## Data section

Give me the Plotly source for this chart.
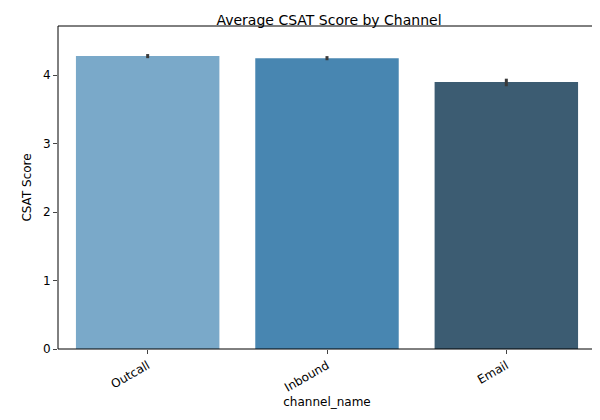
import plotly.graph_objects as go

channels = ["Outcall", "Inbound", "Email"]
csat_mean = [4.28, 4.25, 3.90]
err_plus = [0.03, 0.03, 0.05]
err_minus = [0.03, 0.03, 0.06]
bar_colors = ["#7aa9c9", "#4886b1", "#3c5c72"]

fig = go.Figure(go.Bar(
    x=channels, y=csat_mean,
    marker=dict(color=bar_colors, line=dict(width=0)),
    width=0.8,
    error_y=dict(type="data", symmetric=False, array=err_plus, arrayminus=err_minus,
                 color="#3a3a3a", thickness=3, width=0),
))

fig.update_layout(
    width=600, height=420,
    margin=dict(l=50, r=12, t=18, b=79, autoexpand=False),
    paper_bgcolor="white", plot_bgcolor="white",
    font=dict(family="DejaVu Sans", size=12, color="black"),
    title=dict(text="Average CSAT Score by Channel", x=0.535, xanchor="center",
               y=0.972, yanchor="middle",
               font=dict(family="DejaVu Sans", size=14, color="black")),
    showlegend=False,
    shapes=[dict(type="rect", xref="paper", yref="paper", x0=0, x1=1, y0=0, y1=1,
                 line=dict(color="black", width=1), layer="above")],
)
fig.update_xaxes(title=dict(text="channel_name", standoff=2, font=dict(size=12)),
                 tickangle=-30, tickfont=dict(size=12), automargin=False,
                 ticks="outside", ticklen=4, range=[-0.5, 2.5])
fig.update_yaxes(title=dict(text="CSAT Score", standoff=8, font=dict(size=12)),
                 tickfont=dict(size=12), automargin=False, range=[0, 4.72], dtick=1,
                 showgrid=False, zeroline=False, ticks="outside", ticklen=4)

fig.write_html("out.html")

## Given problem
Return each line of the data, keeping its wording exact and omitting pictures.

## Response for this exercise
Give me the Plotly source for this chart.
import plotly.graph_objects as go

channels = ["Outcall", "Inbound", "Email"]
csat_mean = [4.28, 4.25, 3.90]
err_plus = [0.03, 0.03, 0.05]
err_minus = [0.03, 0.03, 0.06]
bar_colors = ["#7aa9c9", "#4886b1", "#3c5c72"]

fig = go.Figure(go.Bar(
    x=channels, y=csat_mean,
    marker=dict(color=bar_colors, line=dict(width=0)),
    width=0.8,
    error_y=dict(type="data", symmetric=False, array=err_plus, arrayminus=err_minus,
                 color="#3a3a3a", thickness=3, width=0),
))

fig.update_layout(
    width=600, height=420,
    margin=dict(l=50, r=12, t=18, b=79, autoexpand=False),
    paper_bgcolor="white", plot_bgcolor="white",
    font=dict(family="DejaVu Sans", size=12, color="black"),
    title=dict(text="Average CSAT Score by Channel", x=0.535, xanchor="center",
               y=0.972, yanchor="middle",
               font=dict(family="DejaVu Sans", size=14, color="black")),
    showlegend=False,
    shapes=[dict(type="rect", xref="paper", yref="paper", x0=0, x1=1, y0=0, y1=1,
                 line=dict(color="black", width=1), layer="above")],
)
fig.update_xaxes(title=dict(text="channel_name", standoff=2, font=dict(size=12)),
                 tickangle=-30, tickfont=dict(size=12), automargin=False,
                 ticks="outside", ticklen=4, range=[-0.5, 2.5])
fig.update_yaxes(title=dict(text="CSAT Score", standoff=8, font=dict(size=12)),
                 tickfont=dict(size=12), automargin=False, range=[0, 4.72], dtick=1,
                 showgrid=False, zeroline=False, ticks="outside", ticklen=4)

fig.write_html("out.html")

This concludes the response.